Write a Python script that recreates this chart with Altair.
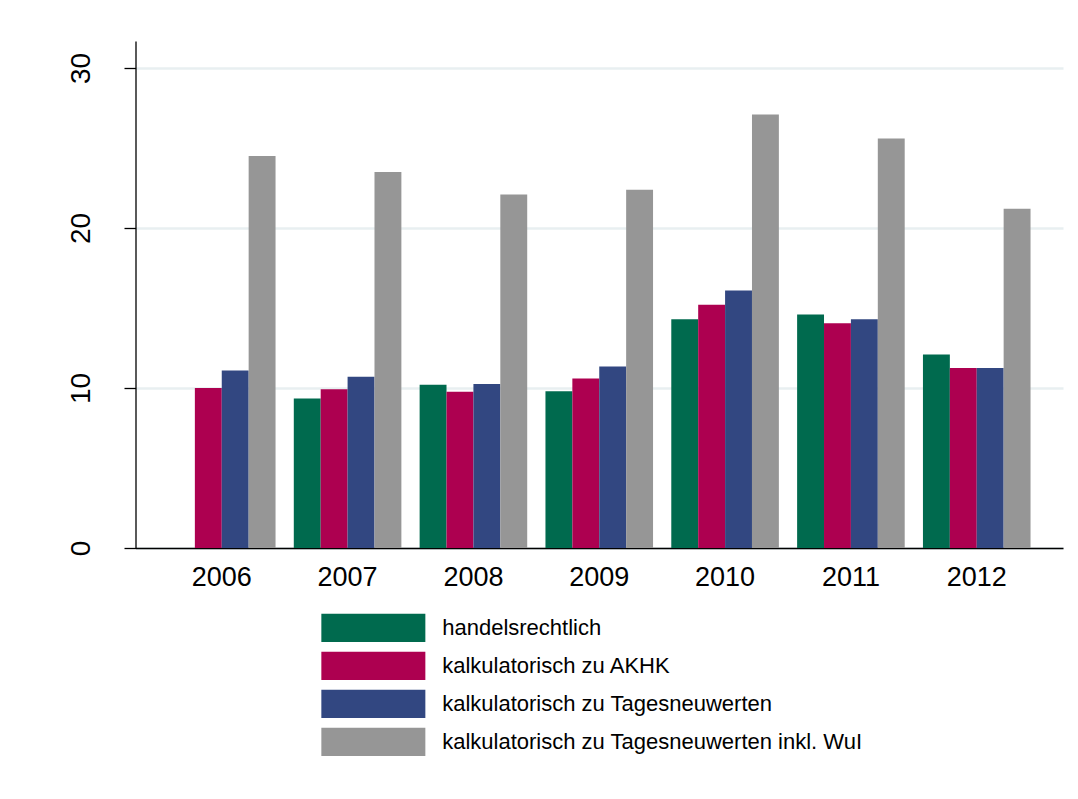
import altair as alt
import pandas as pd

years = ["2006", "2007", "2008", "2009", "2010", "2011", "2012"]
series = [
    "handelsrechtlich",
    "kalkulatorisch zu AKHK",
    "kalkulatorisch zu Tagesneuwerten",
    "kalkulatorisch zu Tagesneuwerten inkl. WuI",
]
handels = [None, 9.35, 10.2, 9.8, 14.3, 14.6, 12.1]
akhk = [10.0, 9.93, 9.76, 10.6, 15.2, 14.05, 11.25]
tages = [11.1, 10.7, 10.25, 11.35, 16.1, 14.3, 11.25]
wui = [24.5, 23.5, 22.1, 22.4, 27.1, 25.6, 21.2]
colors = ["#006a4e", "#ad0050", "#324781", "#969696"]
y_ticks = [0, 10, 20, 30]

rows = []
for s, vals in zip(series, [handels, akhk, tages, wui]):
    for yr, v in zip(years, vals):
        if v is not None:
            rows.append({"year": yr, "series": s, "value": v})
df = pd.DataFrame(rows)

FONT = "Liberation Sans"

chart = alt.Chart(df).mark_bar(strokeWidth=0).encode(
    x=alt.X(
        "year:N",
        sort=years,
        scale=alt.Scale(paddingInner=0.145, paddingOuter=0.258),
        axis=alt.Axis(
            title=None,
            labelAngle=0,
            labelFont=FONT,
            labelFontSize=27,
            labelColor="#000000",
            labelBaseline="alphabetic",
            labelPadding=37,
            ticks=False,
            tickSize=0,
            domain=True,
            domainColor="#000000",
            domainWidth=1.3,
            grid=False,
        ),
    ),
    xOffset=alt.XOffset(
        "series:N",
        sort=series,
        scale=alt.Scale(domain=series, paddingInner=0, paddingOuter=0),
    ),
    y=alt.Y(
        "value:Q",
        scale=alt.Scale(domain=[0, 31.69], nice=False, zero=True),
        axis=alt.Axis(
            title=None,
            values=y_ticks,
            labelAngle=270,
            labelAlign="center",
            labelBaseline="alphabetic",
            labelPadding=35,
            labelFont=FONT,
            labelFontSize=28,
            labelColor="#000000",
            ticks=True,
            tickSize=11.5,
            tickColor="#000000",
            tickWidth=1.3,
            domain=True,
            domainColor="#000000",
            domainWidth=1.3,
            grid=True,
            gridColor="#e8eff1",
            gridWidth=2.5,
        ),
    ),
    color=alt.Color(
        "series:N",
        sort=series,
        scale=alt.Scale(domain=series, range=colors),
        legend=alt.Legend(
            title=None,
            orient="none",
            legendX=223.35,
            legendY=572.3,
            direction="vertical",
            symbolType="M-3.675,-1L3.675,-1L3.675,1L-3.675,1Z",
            symbolSize=801,
            symbolStrokeWidth=0,
            symbolOpacity=1,
            labelFont=FONT,
            labelFontSize=22,
            labelColor="#000000",
            labelOffset=54.35,
            labelLimit=0,
            rowPadding=9,
            padding=0,
        ),
    ),
).properties(
    width=927.5,
    height=507,
    background="#ffffff",
    autosize=alt.AutoSizeParams(type="none"),
    padding={"left": 127.5, "top": 33, "right": 7, "bottom": 243},
).configure_view(stroke=None)

chart.save("out.html", embed_options={"renderer": "svg", "actions": False})
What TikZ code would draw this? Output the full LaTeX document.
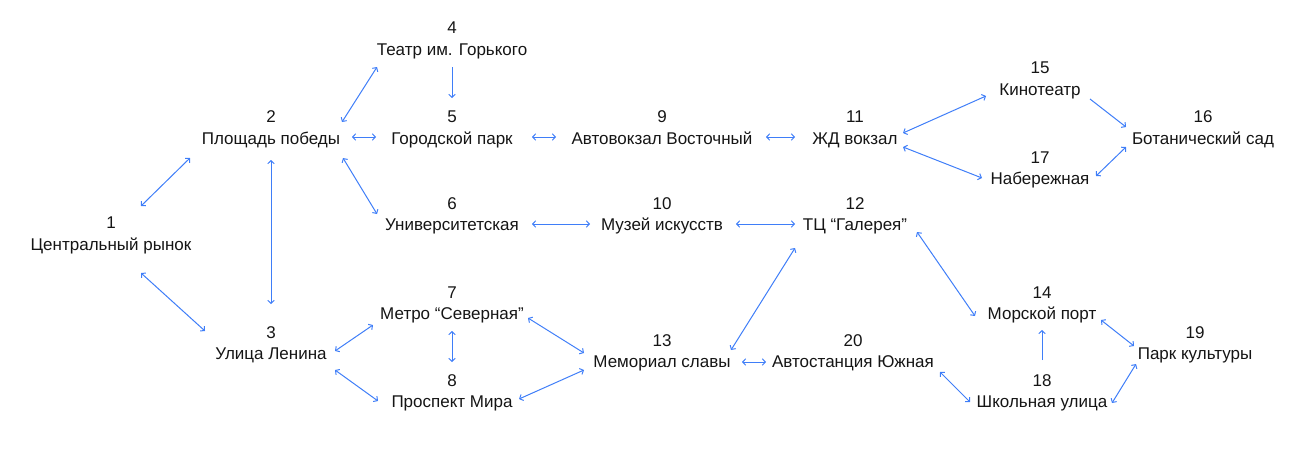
\documentclass[tikz,border=0pt]{standalone}
\usepackage{fontspec}
\setmainfont{Liberation Sans}
\usetikzlibrary{arrows.meta}
\definecolor{linkblue}{HTML}{3F7EF8}
\definecolor{txt}{HTML}{151515}
\newcommand{\ms}{\rule[-4.4pt]{0pt}{20.4pt}}
\tikzset{
  st/.style={align=center, inner sep=0pt, text=txt, font=\fontsize{17}{21.5}\selectfont},
  lk/.style={draw=linkblue, line width=1pt, {Straight Barb[length=3pt,width=6.5pt]}-{Straight Barb[length=3pt,width=6.5pt]}},
  lko/.style={draw=linkblue, line width=1pt, -{Straight Barb[length=3pt,width=6.5pt]}}
}
\begin{document}
\begin{tikzpicture}[x=1pt,y=-1pt]
\useasboundingbox (0,0) rectangle (1311,464);
\node[st] (n1) at (111,233.5) {\ms 1\\\ms Центральный рынок};
\node[st] (n2) at (271,127.5) {\ms 2\\\ms Площадь победы};
\node[st] (n3) at (271,343) {\ms 3\\\ms Улица Ленина};
\node[st] (n4) at (452,38.5) {\ms 4\\\ms Театр им. Горького};
\node[st] (n5) at (452,127.5) {\ms 5\\\ms Городской парк};
\node[st] (n6) at (452,214) {\ms 6\\\ms Университетская};
\node[st] (n7) at (452,303) {\ms 7\\\ms Метро “Северная”};
\node[st] (n8) at (452,391) {\ms 8\\\ms Проспект Мира};
\node[st] (n9) at (662,127.5) {\ms 9\\\ms Автовокзал Восточный};
\node[st] (n10) at (662,214) {\ms 10\\\ms Музей искусств};
\node[st] (n11) at (855,127.5) {\ms 11\\\ms ЖД вокзал};
\node[st] (n12) at (855,214) {\ms 12\\\ms ТЦ “Галерея”};
\node[st] (n13) at (662,351) {\ms 13\\\ms Мемориал славы};
\node[st] (n20) at (853,351) {\ms 20\\\ms Автостанция Южная};
\node[st] (n14) at (1042,303) {\ms 14\\\ms Морской порт};
\node[st] (n18) at (1042,391) {\ms 18\\\ms Школьная улица};
\node[st] (n15) at (1040,78.5) {\ms 15\\\ms Кинотеатр};
\node[st] (n17) at (1040,168) {\ms 17\\\ms Набережная};
\node[st] (n16) at (1203,127.5) {\ms 16\\\ms Ботанический сад};
\node[st] (n19) at (1195,343) {\ms 19\\\ms Парк культуры};

\draw[lk] ([shift={(30,-27.5)}]n1.center) -- ([shift={(-81,30.5)}]n2.center);
\draw[lk] ([shift={(71,-5.5)}]n2.center) -- ([shift={(-75,28.5)}]n4.center);
\draw[lko] ([shift={(0,28.5)}]n4.center) -- ([shift={(0,-29.5)}]n5.center);
\draw[lk] ([shift={(81,9.5)}]n2.center) -- ([shift={(-76,9.5)}]n5.center);
\draw[lk] ([shift={(0,32.5)}]n2.center) -- ([shift={(0,-39)}]n3.center);
\draw[lk] ([shift={(72,30.5)}]n2.center) -- ([shift={(-75,0)}]n6.center);
\draw[lk] ([shift={(30,39.5)}]n1.center) -- ([shift={(-66,-12)}]n3.center);
\draw[lk] ([shift={(80,9.5)}]n5.center) -- ([shift={(-106,9.5)}]n9.center);
\draw[lk] ([shift={(104,9.5)}]n9.center) -- ([shift={(-60,9.5)}]n11.center);
\draw[lk] ([shift={(80,10)}]n6.center) -- ([shift={(-72,10)}]n10.center);
\draw[lk] ([shift={(74,10)}]n10.center) -- ([shift={(-60,10)}]n12.center);
\draw[lk] ([shift={(48,5.5)}]n11.center) -- ([shift={(-54,17.5)}]n15.center);
\draw[lk] ([shift={(48,19.5)}]n11.center) -- ([shift={(-58,10)}]n17.center);
\draw[lko] ([shift={(50,20.5)}]n15.center) -- ([shift={(-77,-0.5)}]n16.center);
\draw[lk] ([shift={(56,8)}]n17.center) -- ([shift={(-77,19.5)}]n16.center);
\draw[lk] ([shift={(64,8)}]n3.center) -- ([shift={(-79,22)}]n7.center);
\draw[lk] ([shift={(64,27)}]n3.center) -- ([shift={(-74,10)}]n8.center);
\draw[lk] ([shift={(0,28)}]n7.center) -- ([shift={(0,-29)}]n8.center);
\draw[lk] ([shift={(76,15)}]n7.center) -- ([shift={(-78,2)}]n13.center);
\draw[lk] ([shift={(67,8)}]n8.center) -- ([shift={(-78,19)}]n13.center);
\draw[lk] ([shift={(-60,34)}]n12.center) -- ([shift={(69,-1)}]n13.center);
\draw[lk] ([shift={(62,18)}]n12.center) -- ([shift={(-67,13)}]n14.center);
\draw[lk] ([shift={(80,11)}]n13.center) -- ([shift={(-87,11)}]n20.center);
\draw[lk] ([shift={(87,21)}]n20.center) -- ([shift={(-72,11)}]n18.center);
\draw[lko] ([shift={(0,-31)}]n18.center) -- ([shift={(0,27)}]n14.center);
\draw[lk] ([shift={(59,17)}]n14.center) -- ([shift={(-61,3)}]n19.center);
\draw[lk] ([shift={(70,12)}]n18.center) -- ([shift={(-59,21)}]n19.center);
\end{tikzpicture}
\end{document}
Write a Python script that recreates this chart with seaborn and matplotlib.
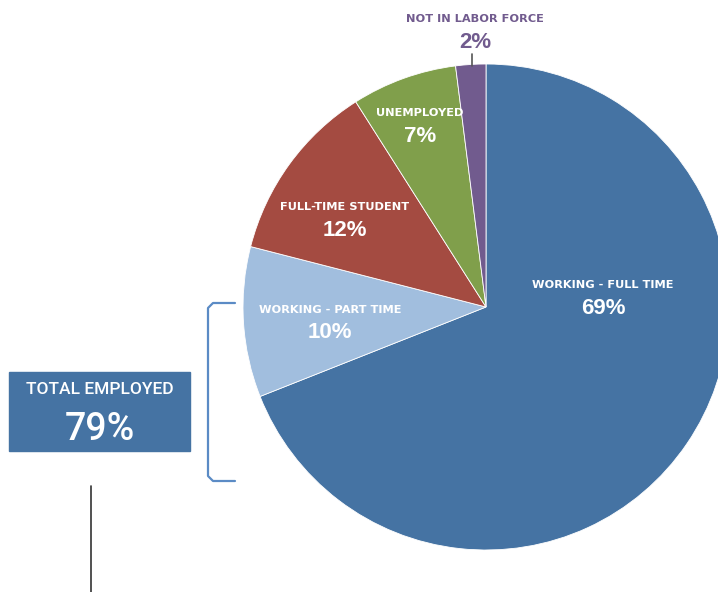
import matplotlib
matplotlib.use("Agg")
import matplotlib.pyplot as plt
import seaborn as sns

labels = ['WORKING - FULL TIME', 'WORKING - PART TIME', 'FULL-TIME STUDENT',
          'UNEMPLOYED', 'NOT IN LABOR FORCE']
shares = [69, 10, 12, 7, 2]
colors = ['#4573A3', '#A1BEDE', '#A44B41', '#809F4B', '#715B8E']
total_label = 'TOTAL EMPLOYED'
total_value = 79

sns.set_theme(style="white")
plt.rcParams['font.family'] = ['Liberation Sans', 'DejaVu Sans']

H = 592
fig = plt.figure(figsize=(7.18, 5.92), dpi=100)
ax = fig.add_axes([0, 0, 1, 1])

ax.pie(shares, colors=colors, startangle=90, counterclock=False,
       center=(486, H - 307), radius=243,
       wedgeprops={'edgecolor': 'white', 'linewidth': 0.6})
ax.set_xlim(0, 718)
ax.set_ylim(0, H)
ax.set_aspect('auto')
ax.axis('off')

# label positions in pixels (x, y of label line)
label_pos = [(603, 285), (330, 310), (345, 207), (420, 113), (475, 19)]
for i, (lab, val, (x, y)) in enumerate(zip(labels, shares, label_pos)):
    c = '#715B8E' if i == 4 else 'white'
    ax.text(x, H - y, lab, ha='center', va='center', color=c,
            fontsize=8.2, fontweight='bold', family=['DejaVu Sans'])
    ax.text(x, H - y - 23, f'{val}%', ha='center', va='center', color=c,
            fontsize=16, fontweight='bold')

# leader line for the small slice
ax.plot([472, 472], [H - 54, H - 66], color='#555555', lw=1.2)

# total employed box
ax.add_patch(plt.Rectangle((9, H - 451), 181, 79, color='#4573A3', zorder=3))
ax.text(100, H - 390, total_label, ha='center', va='center', color='white',
        fontsize=12.5, fontweight='medium', family=['Roboto', 'DejaVu Sans'], zorder=4)
ax.text(100, H - 429, f'{total_value}%', ha='center', va='center', color='white',
        fontsize=27, fontweight='medium', family=['Roboto', 'DejaVu Sans'], zorder=4)

# bracket
bx = [235, 213, 208, 208, 213, 235]
by = [303, 303, 308, 476, 481, 481]
ax.plot(bx, [H - v for v in by], color='#5B8BC5', lw=1.6, solid_joinstyle='round')

# vertical line
ax.plot([91, 91], [H - 486, 0], color='#333333', lw=1.2)

fig.savefig('out.png', dpi=100)
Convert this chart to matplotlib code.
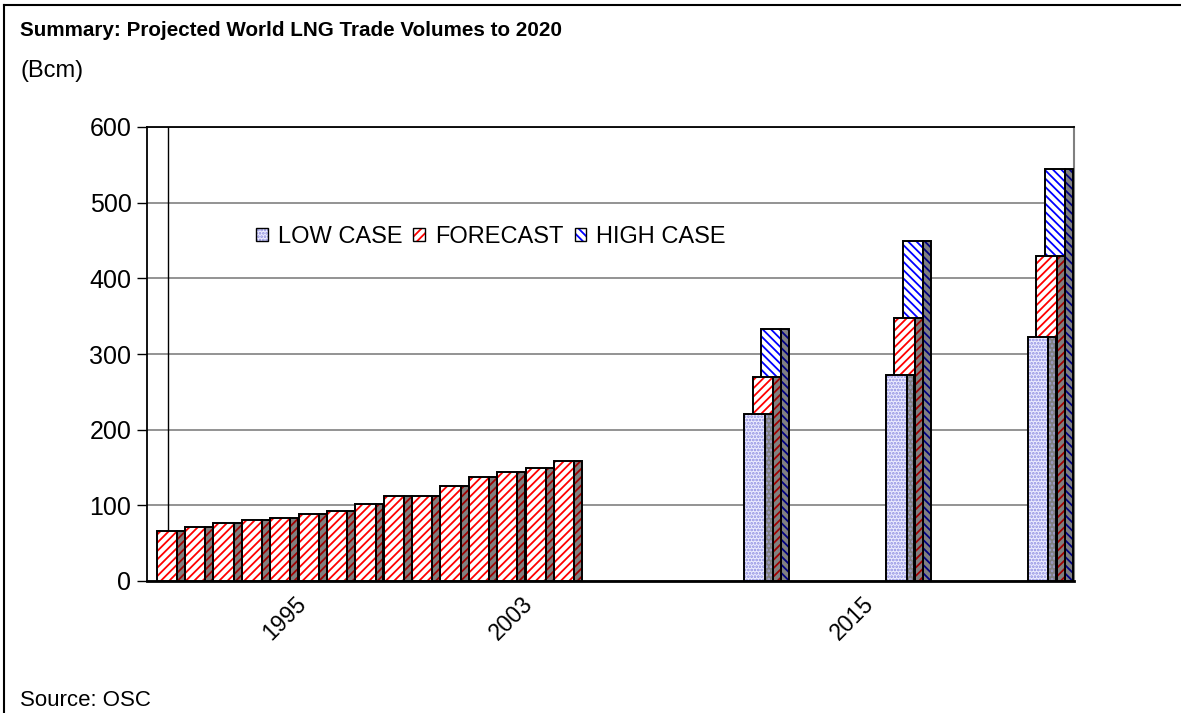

☆ ☆ ☆ ☆ ☆ ☆ ☆

Problem to solve => Lines of the material that contain the word "recreates" are to be gathered.

Written answer =>
Write a Python script that recreates this chart with Altair.
Write a Python script that recreates this chart with seaborn and matplotlib.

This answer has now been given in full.